Conflicting and Excluded Proposals
Glass Lewis codified its policy on conflicting special meeting shareholder proposals.
- In cases where management places on the ballot both a management and a shareholder proposal requesting different thresholds for the right to call a special meeting, Glass Lewis will generally recommend voting for the lower threshold (in most instances, the shareholder proposal) and against the higher threshold.
- In cases where there are conflicting management and shareholder special meeting proposals and the company does not currently have a special meeting right, Glass Lewis may consider recommending that shareholders vote in favor of the shareholder proposal and abstain from voting on management’s proposal.
- In cases where companies have excluded a special meeting shareholder proposal in favor of a management proposal ratifying an existing special meeting right, Glass Lewis will typically recommend against the ratification proposal as well as the members of the governance committee.
In addition, Glass Lewis will be monitoring SEC staff no-action letters that permit companies to exclude shareholder proposals under Rule 14a-8 and, in the event that it believes that the exclusion of a shareholder proposal was detrimental to shareholders, Glass Lewis may, in very limited circumstances, recommend against the members of the governance committee.
Environment and Social Risk Oversight
Glass Lewis has codified its approach to reviewing how boards are overseeing E&S issues. For large cap companies and in instances where Glass Lewis identifies material oversight issues, Glass Lewis will review a company’s overall governance practices and identify which directors or board-level committees have been charged with oversight of E&S issues. Glass Lewis will also note instances where such oversight has not been clearly defined by companies in their governance documents. In cases where it is clear that companies have not properly managed or mitigated environmental or social risks to the detriment (or potential detriment) of shareholder value, Glass Lewis may consider adverse voting recommendations against board members who are responsible for oversight of E&S risks.
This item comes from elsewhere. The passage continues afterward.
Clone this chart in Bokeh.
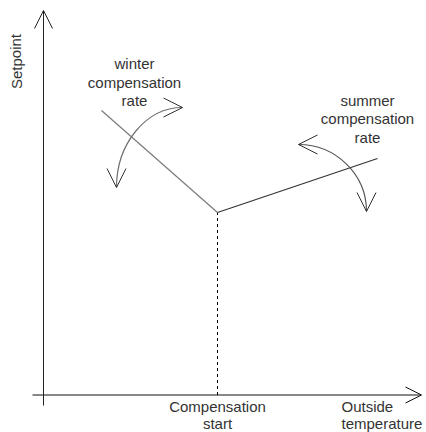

Companies should review board risk oversight disclosures (with respect to E&S issues, in particular) in last year’s proxy statement, and consider making improvements, where appropriate.
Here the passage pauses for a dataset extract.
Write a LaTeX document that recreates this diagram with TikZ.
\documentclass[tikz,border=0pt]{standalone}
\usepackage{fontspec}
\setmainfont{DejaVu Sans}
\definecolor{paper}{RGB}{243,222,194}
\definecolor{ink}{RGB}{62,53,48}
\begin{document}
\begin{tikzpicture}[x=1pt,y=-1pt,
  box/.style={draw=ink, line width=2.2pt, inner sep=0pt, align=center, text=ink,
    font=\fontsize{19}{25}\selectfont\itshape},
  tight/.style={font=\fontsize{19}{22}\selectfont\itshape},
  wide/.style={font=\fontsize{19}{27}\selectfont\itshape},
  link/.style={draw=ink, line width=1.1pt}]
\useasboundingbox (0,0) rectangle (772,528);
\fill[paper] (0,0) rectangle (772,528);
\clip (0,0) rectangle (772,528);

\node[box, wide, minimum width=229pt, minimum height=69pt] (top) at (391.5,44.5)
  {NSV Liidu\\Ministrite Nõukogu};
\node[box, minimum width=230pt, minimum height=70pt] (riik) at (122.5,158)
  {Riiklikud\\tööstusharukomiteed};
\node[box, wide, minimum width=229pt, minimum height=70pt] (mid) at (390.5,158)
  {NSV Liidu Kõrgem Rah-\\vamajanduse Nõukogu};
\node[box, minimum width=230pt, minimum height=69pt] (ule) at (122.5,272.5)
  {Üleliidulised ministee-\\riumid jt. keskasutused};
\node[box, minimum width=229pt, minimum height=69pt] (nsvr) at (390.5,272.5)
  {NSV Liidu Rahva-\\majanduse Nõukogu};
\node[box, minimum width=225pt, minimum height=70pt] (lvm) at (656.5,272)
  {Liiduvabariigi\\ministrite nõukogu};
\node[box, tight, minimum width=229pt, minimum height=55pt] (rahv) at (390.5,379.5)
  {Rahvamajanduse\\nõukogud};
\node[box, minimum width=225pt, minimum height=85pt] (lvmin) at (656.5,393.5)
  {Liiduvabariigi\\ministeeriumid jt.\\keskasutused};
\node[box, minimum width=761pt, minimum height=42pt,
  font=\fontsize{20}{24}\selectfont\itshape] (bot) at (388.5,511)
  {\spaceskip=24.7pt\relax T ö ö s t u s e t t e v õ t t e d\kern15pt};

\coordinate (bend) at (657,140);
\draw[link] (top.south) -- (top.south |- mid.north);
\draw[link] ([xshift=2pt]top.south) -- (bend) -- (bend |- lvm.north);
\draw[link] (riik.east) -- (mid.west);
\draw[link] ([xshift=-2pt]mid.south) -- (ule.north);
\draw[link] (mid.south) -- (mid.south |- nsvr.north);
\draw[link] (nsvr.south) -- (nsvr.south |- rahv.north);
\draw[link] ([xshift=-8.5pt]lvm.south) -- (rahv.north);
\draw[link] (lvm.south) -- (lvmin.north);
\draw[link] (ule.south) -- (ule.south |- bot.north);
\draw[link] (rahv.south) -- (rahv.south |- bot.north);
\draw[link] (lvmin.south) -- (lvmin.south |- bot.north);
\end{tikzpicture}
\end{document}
Glass Lewis codified additional factors that it will consider when reviewing auditor ratification proposals, including auditor tenure, a pattern of inaccurate audits, and any ongoing litigation or significant controversies which call into question an auditor’s effectiveness.
Virtual-Only Shareholder Meetings
In 2019, Glass Lewis will generally recommend voting against governance committee members where the company plans to hold a virtual-only shareholder meeting and the company does not provide robust disclosure in its proxy statement that assures shareholders that they will be afforded the same rights and opportunities to participate as they would at an in-person meeting. Companies that hold, or plan to hold, virtual-only shareholder meetings in 2019 should consider this new policy and assess whether any changes need to be made to existing proxy statement disclosures.
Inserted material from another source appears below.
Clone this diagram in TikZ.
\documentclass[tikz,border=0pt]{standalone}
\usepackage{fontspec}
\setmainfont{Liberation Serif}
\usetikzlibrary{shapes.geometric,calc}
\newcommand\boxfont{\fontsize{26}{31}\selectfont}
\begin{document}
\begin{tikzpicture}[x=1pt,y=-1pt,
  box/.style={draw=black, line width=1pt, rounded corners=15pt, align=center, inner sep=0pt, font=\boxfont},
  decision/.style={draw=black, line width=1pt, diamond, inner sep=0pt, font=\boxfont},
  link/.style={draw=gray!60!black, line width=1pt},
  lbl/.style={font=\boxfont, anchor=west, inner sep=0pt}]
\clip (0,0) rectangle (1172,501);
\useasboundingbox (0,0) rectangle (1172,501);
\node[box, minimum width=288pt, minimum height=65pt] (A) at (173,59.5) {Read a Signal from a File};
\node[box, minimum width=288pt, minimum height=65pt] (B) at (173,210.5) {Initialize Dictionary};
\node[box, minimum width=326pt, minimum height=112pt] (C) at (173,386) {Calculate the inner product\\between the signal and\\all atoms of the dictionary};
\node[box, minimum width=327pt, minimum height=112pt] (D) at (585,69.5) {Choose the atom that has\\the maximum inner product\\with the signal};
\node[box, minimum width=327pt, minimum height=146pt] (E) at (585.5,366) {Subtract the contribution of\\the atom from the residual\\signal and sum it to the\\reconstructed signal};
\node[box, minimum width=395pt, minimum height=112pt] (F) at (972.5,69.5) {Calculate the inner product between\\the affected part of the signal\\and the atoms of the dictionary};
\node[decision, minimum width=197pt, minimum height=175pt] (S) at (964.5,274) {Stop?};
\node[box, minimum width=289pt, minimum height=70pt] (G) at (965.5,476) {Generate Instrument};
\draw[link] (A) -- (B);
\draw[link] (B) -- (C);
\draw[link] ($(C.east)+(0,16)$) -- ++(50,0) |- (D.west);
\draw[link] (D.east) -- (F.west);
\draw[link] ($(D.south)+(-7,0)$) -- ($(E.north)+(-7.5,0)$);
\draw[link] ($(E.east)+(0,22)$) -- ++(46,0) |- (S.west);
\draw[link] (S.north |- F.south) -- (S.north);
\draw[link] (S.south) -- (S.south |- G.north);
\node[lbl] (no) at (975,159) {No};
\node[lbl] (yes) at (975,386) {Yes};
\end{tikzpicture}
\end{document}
Compensation Committee Performance. Beginning in 2019, when analyzing the performance of the board’s compensation committee, Glass Lewis will consider an adverse voting recommendation against all compensation committee members where:
- a company has added new excise tax gross-up provisions in executive employment agreements, particularly in cases where the company previously committed not to provide any such entitlements in the future; and
- a company has materially decreased its proxy statement disclosure regarding executive compensation policies and procedures in a manner which substantially affects shareholders’ ability to make an informed assessment of the company’s executive pay practices. This policy change is related to the SEC’s recent amendments to the smaller reporting company (SRC) definition, which would allow an expanded group of companies to take advantage of reduced disclosure requirements available to SRCs, including related to executive compensation. Companies that are newly-eligible for these simplified disclosure requirements should consider this new policy when determining how much to scale back their prior year’s disclosures.
Grants of Front-Loaded Awards. Glass Lewis added a discussion of its analysis of grants of “front-loaded” awards, which are large grants (usually in the form of equity awards) that are intended to serve as compensation for multiple years. While the new policy does not detail the precise impact that granting such awards would have under Glass Lewis’s review of a company’s executive compensation program, it is clear that Glass Lewis will closely scrutinize such awards. In analyzing the grant of front-loaded awards to executives, Glass Lewis will consider the size of the award on an annualized basis (rather than the lump sum) and the company’s rationale for granting such awards.
Contractual Payments and Arrangements. Glass Lewis updated its policy on contractual payments and arrangements (including signing bonuses and bonus guarantees, contractual severance and similar entitlements) and clarified the terms that may contribute to an adverse voting recommendation on a say-on-pay proposal. When evaluating severance and sign-on arrangements, Glass Lewis will consider general U.S. market practice (including as to severance multipliers) as well as the size and design of the entitlements (e.g., overly broad change in control triggers).
Clawbacks. Glass Lewis adopted a new policy that is focused on the specific terms of clawback policies, rather than merely whether a company maintains a clawback that simply satisfies the minimum legal requirements. Glass Lewis believes that clawbacks should be triggered, at a minimum, in the event of a restatement of financial results or similar revision of performance indicators upon which bonuses were based (though, significantly, the Glass Lewis policy would apparently permit board discretion regarding the imposition of the clawback). In cases where a company maintains only a “bare-minimum clawback” (such as one that corresponds to only the relatively narrow requirement of Section 304 of the Sarbanes-Oxley Act) the absence of more expansive recoupment tools may inform Glass Lewis’s view of the company’s compensation program. While many companies implemented broader clawback policies in the wake of the passage of the Dodd-Frank Act, others have continued to wait for the SEC to finalize its clawback rulemaking proposal, which it issued in July 2015. Companies in the latter category should now also consider the new Glass Lewis policy in determining their approach to clawbacks.
Diversity Reporting. Glass Lewis revised its policy and will generally support shareholder proposals that request disclosure about the diversity of a company’s workforce as well as those asking for details on how companies are promoting diversity within their workforce.
Materiality of E&S Issues. Glass Lewis has amended its guidelines to reflect the belief that, while all companies face risks associated with E&S issues, these risks manifest themselves differently at each company as a result of a company’s operations, workforce, structure, and geography, among other factors. As a result, Glass Lewis will place significant emphasis on the financial implications of a company adopting, or not adopting, any proposed shareholder resolution. To assist in determining financial materiality, Glass Lewis will also consider the standards developed by the Sustainability Accounting Standards Board.
Written Consent. Under its revised policy, in cases where a company has adopted a shareholder right to call a special meeting at the request of shareholders holding 15% or less of the company’s shares and reasonable proxy access provisions, Glass Lewis will generally recommend that shareholders vote against shareholder proposals asking companies to amend their bylaws to provide shareholders with the right to take action by written consent.